College students use hashtag to ask celebrities to pay their tuition
August 27, 2014
If Matt Damon and Kate Moss can suffer through the ALS Ice Bucket Challenge, maybe they can pay your tuition costs too. Using the hashtag #PayMyTuitionChallenge, college students are utilizing Twitter to ask celebrities, CEOs and other wealthy individuals to pay their tuition costs, similar to how the ALS Ice Bucket Challenge was used to raise money and awareness for the ALS Association.
The Pay My Tuition Challenge usually involves facetiously nominating people and organizations perceived as extremely wealthy to pay a student’s tuition costs within the next 24 hours of the post. Oprah Winfrey, Bill Gates and Beyonce are some of the most frequently called upon “one-percenters.”
This new trend on Twitter comes at a time when many students and their families are struggling to pay rising tuition costs. While the rate of these increases is slowing, the increase of college costs over the last 10 years is considerable.

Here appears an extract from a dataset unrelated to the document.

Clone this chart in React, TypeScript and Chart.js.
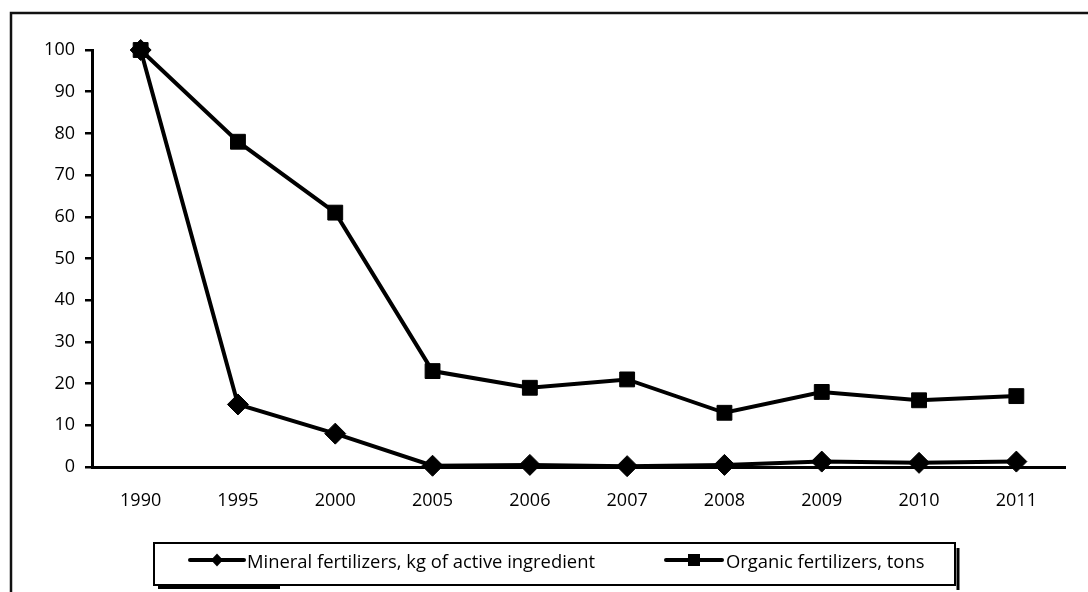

At private, four-year colleges like Tulane, tuition and fees increased by 51 percent over the last decade. Tulane’s tuition and fees are $48,305, a figure similar to those of its peer institutions. At public four-year universities, tuition and fees increased 25 percent over the same time.
With resources like financial aid, loans and federal government grants such as Pell Grants, most students do not pay the full sticker price for college. Loans, however, still can stress students financially even after they graduate.

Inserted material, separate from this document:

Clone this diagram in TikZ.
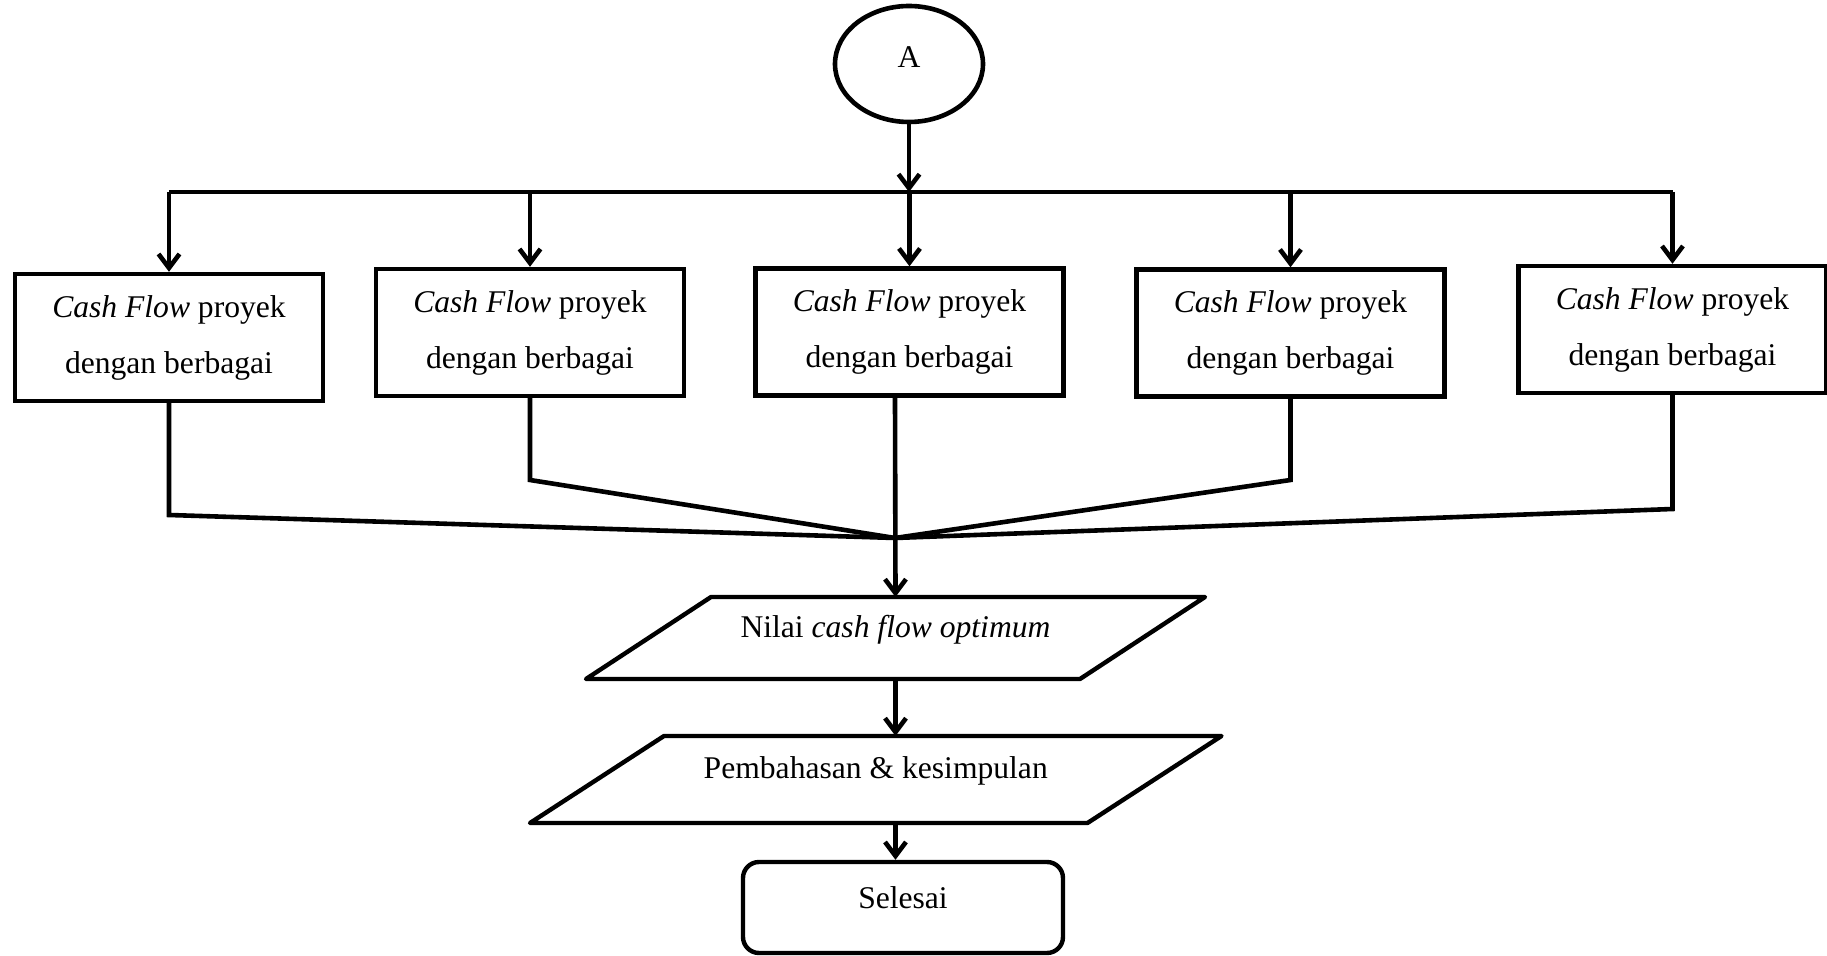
\documentclass[tikz,border=0pt]{standalone}
\usepackage{fontspec}
\setmainfont{Liberation Serif}
\usetikzlibrary{positioning,arrows.meta,shapes.geometric,calc}

\begin{document}
\begin{tikzpicture}[
  x=0.5pt,y=-0.5pt,
  font=\fontsize{15.8}{28}\selectfont,
  cfbox/.style={draw,line width=2.2pt,minimum width=154pt,minimum height=63.5pt,
    align=center,inner sep=2pt},
  iobox/.style={inner sep=2pt,outer sep=0pt,text depth=12pt},
  ioline/.style={line width=2.2pt,line join=round},
  endbox/.style={draw,line width=2.2pt,rounded corners=8pt,
    minimum width=160pt,minimum height=45.5pt,text depth=10pt},
  conn/.style={line width=2.3pt},
  arr/.style={conn,-{Straight Barb[length=7pt,width=10.5pt]}}
]
\useasboundingbox (0,0) rectangle (1827,956);

% Start connector
\node[draw,line width=2.3pt,ellipse,minimum width=74pt,minimum height=58pt,inner sep=0pt,text depth=7pt] (a) at (909,64) {A};

% Cash flow boxes
\node[cfbox] (b1) at (169,337.5) {\textit{Cash Flow} proyek\\ dengan berbagai};
\node[cfbox] (b2) at (530,332.5) {\textit{Cash Flow} proyek\\ dengan berbagai};
\node[cfbox] (b3) at (909.5,332) {\textit{Cash Flow} proyek\\ dengan berbagai};
\node[cfbox] (b4) at (1290.5,333) {\textit{Cash Flow} proyek\\ dengan berbagai};
\node[cfbox] (b5) at (1672.5,329.5) {\textit{Cash Flow} proyek\\ dengan berbagai};

% Output and end
\node[iobox,minimum width=247pt,minimum height=41pt] (p1) at (895.5,638) {Nilai \textit{cash flow optimum}};
\node[iobox,minimum width=278.75pt,minimum height=43.5pt] (p2) at (875.75,779.5) {Pembahasan \& kesimpulan};
\foreach \p/\s in {p1/62.5,p2/67}
  \draw[ioline] ($(\p.north west)+(\s,0)$) -- ($(\p.north east)+(\s,0)$)
    -- ($(\p.south east)-(\s,0)$) -- ($(\p.south west)-(\s,0)$) -- cycle;
\node[endbox] (sel) at (903,907.5) {Selesai};

\coordinate (bus) at (909,192);
\coordinate (m) at (895,538);

% Split
\draw[arr] (a) -- (a |- bus);
\draw[conn] (b1.north |- bus) -- (b5.north |- bus);
\foreach \b in {b1,b2,b3,b4,b5}
  \draw[arr] (\b.north |- bus) -- (\b.north);

% Merge
\foreach \b/\k in {b1/515,b2/480,b4/480,b5/509}
  \draw[conn] (\b.south) -- (\b.south |- 0,\k) -- (m);
\draw[arr] (m |- b3.south) -- (p1.north);
\draw[arr] (p1.south) -- (p1.south |- p2.north);
\draw[arr] (p2.south -| p1.south) -- (p1.south |- sel.north);

\end{tikzpicture}
\end{document}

Blackboard, a site familiar to many Tulane students, responded to the Pay My Tuition Challenge by creating a scholarship that will give one first-place winner $15,000 toward that student’s tuition and two runners-up $5,000.
As for the rappers and business men called upon to “rise to the challenge,” students have mixed opinions on whether they should fork over the cash.
“It would be nice if they did and they have the opportunity,” freshman Meghan Marks said.
Junior Stuart Rowe said that celebrities do not have an obligation to donate to students. He said that Bill Gates, for example, has already shared much of his wealth and it may be unfair to imply he has any further obligation to society outside his existing philanthropy.
“Bill Gates already has the Bill and Melinda Gates Foundation where [philanthropic acts] are exactly what he does … if it’s something that they’re willing to do then there’s nothing wrong with it,” Rowe said.